Freedom Writers (7/10)
by Tony Medley
Last year I wrote a favorable
review of “Gridiron Gang,” which was about Sean Porter, a real life
person. After my review appeared, I received an email from a friend
whose opinion I respect. He said he knew and worked with Sean Porter and
in his opinion, Porter wasn’t anywhere close to the secular saint the
movie painted him. Since my review was already out there, I didn’t
change it, but it raised an issue.
Before I viewed “Freedom
Writers,” I received an email from someone whose opinion I respect
telling me that Erin Gruwell (Hillary Swank) wasn’t anything at all like
the saintly woman painted in the picture. He said he had personal
experiences with her on a regular basis during the time covered in the
movie, along with some experience with her students. His opinion of her
was much less than favorable. Among the many faults he perceived, he
said that she told him flatly that she hated men.
And it’s not just my friend
who has a contrary view of the film. Apparently facts have been
seriously reworked for dramatic effect, and many in Long Beach are not
happy with what they perceive to be a slight on their city and high
school.
Here is the issue raised
again. When a movie distorts history and I am absolutely certain of it,
like Clint Eastwood’s revisionist WWII drama, “Letters from Iwo Jima,” I
emphasize the distortion. In both of these instances, however, I don’t
have any personal knowledge of the people portrayed. Even if I did, the
question is, does a movie have the right to stand on its own, even if it
is a perversion of fact? As to “Letters From Iwo Jima,” my opinion was
that it was such a distortion of fact that it did not have the right to
stand on its own.
As to “Freedom Writers,” I am
of a different view. This is a “Blackboard Jungle” (1955) type of story
where Gruwell is a novice teacher in a troubled school (Long Beach’s
Wilson High School), overrun by gangbangers who have no respect for
authority. She comes up with a unique way to get to these students,
successfully, in spite of opposition from the department head for whom
she works, Margaret Campbell (Imelda Staunton), and at least one fellow
teacher.
Even if it is a distortion of
fact and even if Gruwell isn’t the wonderful person the movie portrays,
if one views the film as fiction the acting is so good by the entire
cast that it is an enjoyable experience. The script is so poignant that
eyes were tearing up throughout the film, well-directed by Richard
LaGrevense, who also wrote the script.
But that’s not to say that
the movie doesn’t have its flaws. It adopts Gruwell’s apparent disdain
for men. The two main male characters in the film are clearly heavies.
Gruwell’s husband, Steve (Scott Glenn), is shown as highly
unsympathetic. However, if one looks at his situation with an unbiased
eye, she basically abandons him and her marriage and he, quite
naturally, doesn’t like it. She is rarely home; she pays little or no
attention to him; she basically divorces herself from him and their
marriage, sacrificing them for her job and the children she is teaching.
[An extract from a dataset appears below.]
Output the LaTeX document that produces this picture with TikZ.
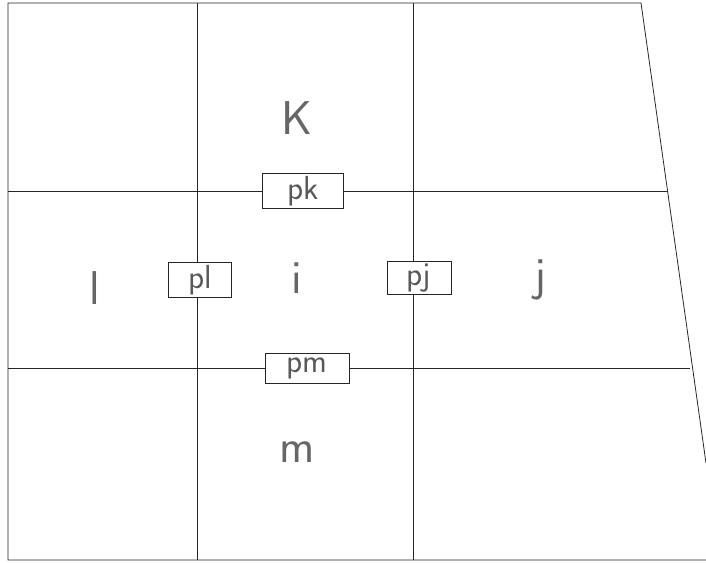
\documentclass[tikz,border=0pt]{standalone}
\usetikzlibrary{positioning}
\begin{document}
\begin{tikzpicture}[
  x=0.02cm, y=-0.02cm,
  gridline/.style={draw=black!85, line width=0.45pt},
  portbox/.style={rectangle, draw=black!85, fill=white, line width=0.45pt, minimum width=1.62cm, minimum height=0.7cm, inner sep=0pt, font={\sffamily\fontsize{19}{19}\selectfont}, text=black!65},
  celllbl/.style={font={\sffamily\fontsize{27}{27}\selectfont}, text=black!60, inner sep=0pt}
]
\useasboundingbox (0,0) rectangle (706,563);
\coordinate (tl) at (8,3);
\coordinate (tr) at (641,3);
\coordinate (bl) at (8,560);
\coordinate (br) at (706,560);
\coordinate (sr) at (706,463);
\coordinate (v1t) at (197,3);
\coordinate (v1b) at (197,560);
\coordinate (v2t) at (413,3);
\coordinate (v2b) at (413,560);
\coordinate (h1l) at (8,191);
\coordinate (h1r) at (667,191);
\coordinate (h2l) at (8,368);
\coordinate (h2r) at (690,368);
\draw[gridline] (sr) -- (tr) -- (tl) -- (bl) -- (br);
\draw[gridline] (v1t) -- (v1b);
\draw[gridline] (v2t) -- (v2b);
\draw[gridline] (h1l) -- (h1r);
\draw[gridline] (h2l) -- (h2r);
\node[portbox] (pk) at (303,191) {pk};
\node[portbox, minimum width=1.26cm] (pl) at (200,280) {pl};
\node[portbox, minimum width=1.28cm, minimum height=0.66cm] (pj) at (419,278) {pj};
\node[portbox, minimum width=1.68cm, minimum height=0.6cm] (pm) at (307,368) {pm};
\node[celllbl] (K) at (297,118) {K};
\node[celllbl] (i) at (297,278) {i};
\node[celllbl] (l) at (95,288) {l};
\node[celllbl] (j) at (540,280) {j};
\node[celllbl] (m) at (297,452) {m};
\end{tikzpicture}
\end{document}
Anybody would rebel at that. In a normal world, the spouse who neglects
the other spouse to devote time to a job is the one who is the person
who abandons the marriage. An honest movie would have shown how
Gruwell’s addiction to her job destroyed her marriage. An honest movie
would have shown how Gruwell’s devotion to her job helped her students
but would pin the destruction of her marriage squarely on her shoulders.
An honest movie would have raised the issue of which is more important,
marriage or job? But not this movie. This movie manipulates the
situation in such a clever manner that it paints Steve as an
unreasonable bad guy who, in leaving her, is shown as abandoning her.
The other main male character
is honors instructor Brian Gelford (John Benjamin Hickey), who is honest
with her, but is shown as being selfish and uncooperative when an honors
student wants to transfer from his class to Gruwell’s. In one of the
climactic scenes in the movie, Gruwell lobbies to continue to teach her
students in their junior and senior years (she is a teacher for freshmen
and sophomores only). Gelford is shown as being unsympathetic and
uncooperative in opposing this move. The movie’s treatment of men in the
way it presents these two main male characters clearly follows the
misandristic attitude attributed to Gruwell by my friend.
As to the issue between
Gruwell and Gelford, whether she should be allowed to continue teaching
them as juniors and seniors, my feeling was that Gruwell had done her
job in showing her gangbanger students that there was something more to
life than anger and violence and that they should be cut loose to learn
how to live and survive without her. My feeling was that the correct
move would be to make them move into another teacher’s classroom because
Gruwell was not going to be there to hold their collective hands for the
rest of their lives. But, alas, this is not to be in this Hollywood view
of the world.
But, in the end, this movie
can stand on its own. It is well-acted, -written, and -directed, if you
just look at it as an amusement. I divorced what I had been told about
the facts and simply enjoyed an emotional, moving story, ignoring its
bias (in today’s Hollywood, if you don’t often ignore a movie’s bias,
you won’t often be able to enjoy a Hollywood movie). You don’t have to
believe “The Wizard of Oz” to accept it as an enjoyable entertainment.